Yamakita, I'd be glad to respond.
1) The current environment of rapid disintermediation, destruction, and reconstruction of businesses, demands that premium value be awarded to those businesses that "get it" at the expense of those that do not.
Of course this is true. Either you evolve and adapt to a changing environment or you become extinct. The question is whether the premium is financially justified.
2) The expanding availability (Reach and Richness) of relevant information for investors, is dissolving much of the risk involved in buying great businesses. Since we know that the net present value (share price) of a stream of future cash flows (earnings) grows exponentially with declining discount rates (risks) applied to those cash flows, higher values for the best businesses are a fait accompli.
This is arrant nonsense for a number of reasons.
First, econometric models are notoriously poor at forecasting. Alan Greenspan had some apt comments about the tremendous uncertainty in those models.
Second, much of the earnings visibilty is due to "earnings management", which is a fancy way of saying that the accounting systems of many companies are rigged. The SEC is cracking down on these practices.
Third, the relationship between PV and interest rates is inverse.

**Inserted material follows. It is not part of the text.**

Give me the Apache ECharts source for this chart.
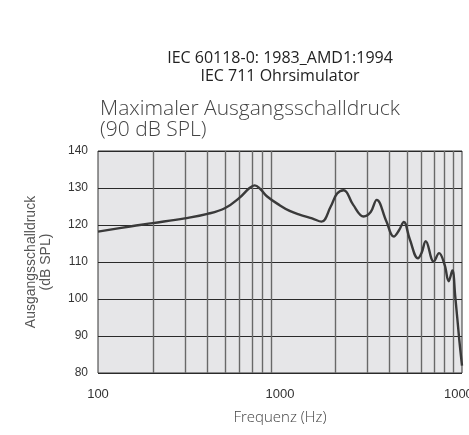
<!DOCTYPE html>
<html>
<head>
<meta charset="utf-8">
<script src="https://cdn.jsdelivr.net/npm/echarts@6/dist/echarts.min.js"></script>
<style>
  html, body { margin: 0; padding: 0; background: #fff; }
  #chart { width: 469px; height: 435px; }
</style>
</head>
<body>
<div id="chart"></div>
<script>
// Frequenzgang
var freqs = [100, 150, 200, 300, 400, 500, 600, 680, 726, 780, 850, 1000, 1130, 1280, 1500, 1690, 1900, 2060, 2240, 2520, 2880, 3150, 3400, 3840, 4220, 4500, 4790, 5160, 5730, 6000, 6320, 6990, 7480, 8030, 8450, 8850, 9170, 9660, 10000];
var spl = [118.2, 119.6, 120.5, 121.8, 123.0, 124.6, 127.4, 130.0, 130.7, 129.7, 127.7, 125.3, 123.8, 122.8, 121.8, 120.9, 125.0, 128.5, 129.4, 125.5, 122.3, 123.5, 126.8, 121.0, 116.9, 118.5, 120.8, 116.2, 111.0, 112.5, 115.6, 110.1, 112.4, 109.2, 104.8, 107.7, 101.0, 89.0, 82.0];
var minorFreqs = [200, 300, 400, 500, 600, 700, 800, 900, 2000, 3000, 4000, 5000, 6000, 7000, 8000, 9000];
var yTicks = [80, 90, 100, 110, 120, 130, 140];

var chart = echarts.init(document.getElementById('chart'));

var option = {
  animation: false,
  title: [
    {
      text: 'IEC 60118-0: 1983_AMD1:1994\nIEC 711 Ohrsimulator',
      left: 275,
      top: 44,
      textAlign: 'center',
      textStyle: {
        fontFamily: 'Open Sans',
        fontSize: 16,
        fontWeight: 'normal',
        color: '#222',
        lineHeight: 18
      }
    },
    {
      text: 'Maximaler Ausgangsschalldruck\n(90 dB SPL)',
      left: 95,
      top: 94,
      textStyle: {
        fontFamily: 'Open Sans',
        fontSize: 21,
        fontWeight: 300,
        color: '#444',
        lineHeight: 21
      }
    }
  ],
  grid: {
    left: 98,
    top: 151,
    width: 364,
    height: 222,
    outerBoundsMode: 'none',
    show: true,
    backgroundColor: '#e6e6e8',
    borderColor: '#333',
    borderWidth: 1
  },
  xAxis: {
    type: 'log',
    logBase: 10,
    min: 100,
    max: 10000,
    name: 'Frequenz (Hz)',
    nameLocation: 'middle',
    nameGap: 37,
    nameTextStyle: { fontFamily: 'Open Sans', fontSize: 15, fontWeight: 300, color: '#444' },
    axisLine: { show: false },
    axisTick: { show: false },
    axisLabel: {
      fontFamily: 'Liberation Sans', fontSize: 13, color: '#333', margin: 15,
      formatter: function (v) { return String(Math.round(v)); }
    },
    splitLine: { show: false }
  },
  yAxis: {
    type: 'value',
    min: yTicks[0],
    max: yTicks[yTicks.length - 1],
    interval: 10,
    name: 'Ausgangsschalldruck\n(dB SPL)',
    nameLocation: 'middle',
    nameGap: 44,
    nameTextStyle: { fontFamily: 'Liberation Sans', fontSize: 14, color: '#555', lineHeight: 15 },
    axisLine: { show: false },
    axisTick: { show: false },
    axisLabel: { fontFamily: 'Liberation Sans', fontSize: 12, color: '#333', margin: 10 },
    splitLine: { show: true, lineStyle: { color: '#2a2a2a', width: 1 } }
  },
  series: [
    {
      type: 'line',
      data: freqs.map(function (f, i) { return [f, spl[i]]; }),
      smooth: 0.4,
      symbol: 'none',
      lineStyle: { color: '#3a3a3a', width: 2.4 },
      z: 5,
      markLine: {
        silent: true,
        symbol: 'none',
        label: { show: false },
        lineStyle: { color: '#686868', width: 1.4, type: 'solid' },
        data: minorFreqs.map(function (f) { return { xAxis: f }; })
      }
    }
  ]
};

chart.setOption(option);
</script>
</body>
</html>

For example, a perpetuity of $1 with a discount rate of 5% is 20. At a 2.5% rate it is $40, and at 10% it is $10.
Fourth, the writer assumes declining interest rates.

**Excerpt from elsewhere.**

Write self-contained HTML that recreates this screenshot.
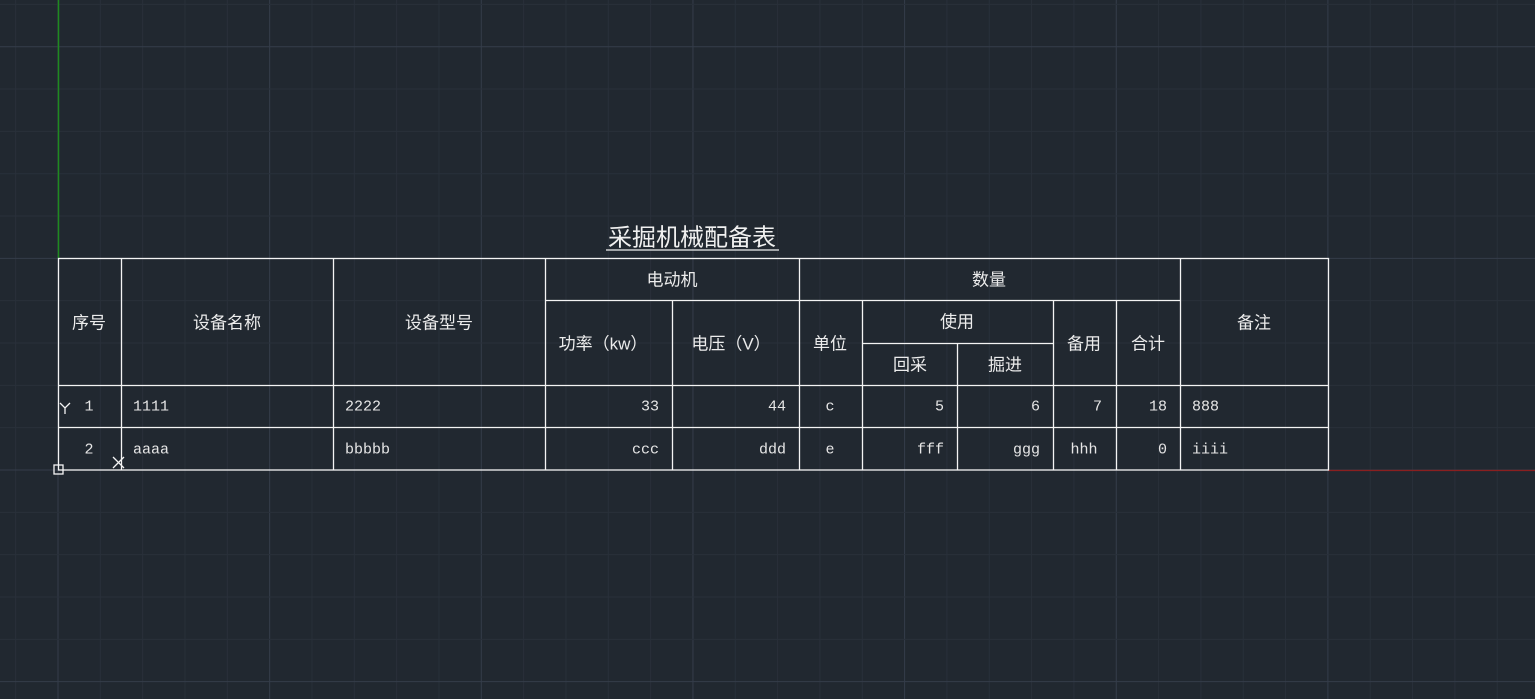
<!DOCTYPE html>
<html><head><meta charset="utf-8"><style>
html,body{margin:0;padding:0;background:#212830;}
svg{display:block}
.h{font-family:"Liberation Sans","Noto Sans CJK SC",sans-serif;font-size:17px;fill:#ececec;text-anchor:middle;dominant-baseline:central}
.d{font-family:"Liberation Mono","Noto Sans CJK SC",monospace;font-size:15px;fill:#e6e6e6;dominant-baseline:central}
.m{text-anchor:middle}.r{text-anchor:end}
</style></head><body>
<svg width="1535" height="699" xmlns="http://www.w3.org/2000/svg">
<rect width="1535" height="699" fill="#212830"/>
<g id="grid"></g>
<line x1="58.5" y1="0" x2="58.5" y2="258" stroke="#1f8a1f" stroke-width="1.5"/>
<line x1="1328" y1="470.5" x2="1535" y2="470.5" stroke="#8a1f1f" stroke-width="1.2"/>
<text x="692" y="238" font-family="'Liberation Sans','Noto Sans CJK SC',sans-serif" font-size="24" fill="#f0f0f0" text-anchor="middle" dominant-baseline="central">采掘机械配备表</text>
<line x1="606" y1="250" x2="779" y2="250" stroke="#f0f0f0" stroke-width="1.3"/>
<g stroke="#f4f4f4" stroke-width="1.3" fill="none">
<rect x="58.5" y="258.5" width="1270" height="211.5"/>
<line x1="58" y1="385.5" x2="1328" y2="385.5"/>
<line x1="58" y1="427.5" x2="1328" y2="427.5"/>
<line x1="545" y1="300.5" x2="1180" y2="300.5"/>
<line x1="862" y1="343.5" x2="1053" y2="343.5"/>
<line x1="121.5" y1="258" x2="121.5" y2="470"/>
<line x1="333.5" y1="258" x2="333.5" y2="470"/>
<line x1="545.5" y1="258" x2="545.5" y2="470"/>
<line x1="672.5" y1="300" x2="672.5" y2="470"/>
<line x1="799.5" y1="258" x2="799.5" y2="470"/>
<line x1="862.5" y1="300" x2="862.5" y2="470"/>
<line x1="957.5" y1="343" x2="957.5" y2="470"/>
<line x1="1053.5" y1="300" x2="1053.5" y2="470"/>
<line x1="1116.5" y1="300" x2="1116.5" y2="470"/>
<line x1="1180.5" y1="258" x2="1180.5" y2="470"/>
<rect x="54" y="465" width="9" height="9"/>
<path d="M60 403 L65 408 L70 403 M65 408 L65 414"/>
<path d="M113 457 L124 468 M124 457 L113 468"/>
</g>
<text class="h" x="89" y="323">序号</text>
<text class="h" x="227" y="323">设备名称</text>
<text class="h" x="439" y="323">设备型号</text>
<text class="h" x="672" y="280">电动机</text>
<text class="h" x="989" y="280">数量</text>
<text class="h" x="603" y="344">功率（kw）</text>
<text class="h" x="731" y="344">电压（V）</text>
<text class="h" x="830" y="344">单位</text>
<text class="h" x="957" y="322">使用</text>
<text class="h" x="910" y="365">回采</text>
<text class="h" x="1005" y="365">掘进</text>
<text class="h" x="1084" y="344">备用</text>
<text class="h" x="1148" y="344">合计</text>
<text class="h" x="1254" y="323">备注</text>
<g class="d">
<text class="d m" x="89" y="407">1</text><text class="d" x="133" y="407">1111</text><text class="d" x="345" y="407">2222</text>
<text class="d r" x="659" y="407">33</text><text class="d r" x="786" y="407">44</text><text class="d m" x="830" y="407">c</text>
<text class="d r" x="944" y="407">5</text><text class="d r" x="1040" y="407">6</text><text class="d r" x="1102" y="407">7</text><text class="d r" x="1167" y="407">18</text><text class="d" x="1192" y="407">888</text>
<text class="d m" x="89" y="450">2</text><text class="d" x="133" y="450">aaaa</text><text class="d" x="345" y="450">bbbbb</text>
<text class="d r" x="659" y="450">ccc</text><text class="d r" x="786" y="450">ddd</text><text class="d m" x="830" y="450">e</text>
<text class="d r" x="944" y="450">fff</text><text class="d r" x="1040" y="450">ggg</text><text class="d m" x="1084" y="450">hhh</text><text class="d r" x="1167" y="450">0</text><text class="d" x="1192" y="450">iiii</text>
</g>
</svg>
<script>
var g=document.getElementById('grid'),ns='http://www.w3.org/2000/svg',s=42.33;
for(var i=-2;i<40;i++){var x=58+i*s;if(x<0||x>1535)continue;var l=document.createElementNS(ns,'line');l.setAttribute('x1',x);l.setAttribute('x2',x);l.setAttribute('y1',0);l.setAttribute('y2',699);l.setAttribute('stroke',(i%5==0)?'#353d4a':'#29303a');l.setAttribute('stroke-width',1);g.appendChild(l);}
for(var j=-12;j<6;j++){var y=470+j*s;if(y<0||y>699)continue;var l=document.createElementNS(ns,'line');l.setAttribute('y1',y);l.setAttribute('y2',y);l.setAttribute('x1',0);l.setAttribute('x2',1535);l.setAttribute('stroke',(j%5==0)?'#353d4a':'#29303a');l.setAttribute('stroke-width',1);g.appendChild(l);}
</script>
</body></html>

Fifth, there is no relationship between earnings and free cash flow (and FCF is the basis for discounted cash flow analysis).
3) Similarly, the net present values of these companies are exponential with the growth rates of their cash flows, and therefore their PE ratio's logically ought to expand exponentially, and are continuing to do so.
It is quite true that NPV increases with increasing growth rates, but the parameter of interest is free cash flow, not earnings (which are accounting fictions). But the relationship is not exponential. Let me illustrate. Suppose we have exactly four cash flows growing at 10%, and the appropriate discount rate is 5%. So the anticipated future cash flows are $1.10, $1.21, $1.331, and $1.4641. The PV is $4.4994. If the growth rate doubled to 20% the anticipated cash flows would be $1.20, 1.44, 1.72, and 2.0736. The PV of that stream (again using a 5% discount rate) is $5.6476. If the relationship were a simple exponential function, as the post would have you believe, a doubling of the growth rate ought to lead to a quadrupling of the PV. Clearly, this example illustrates that that is not the case.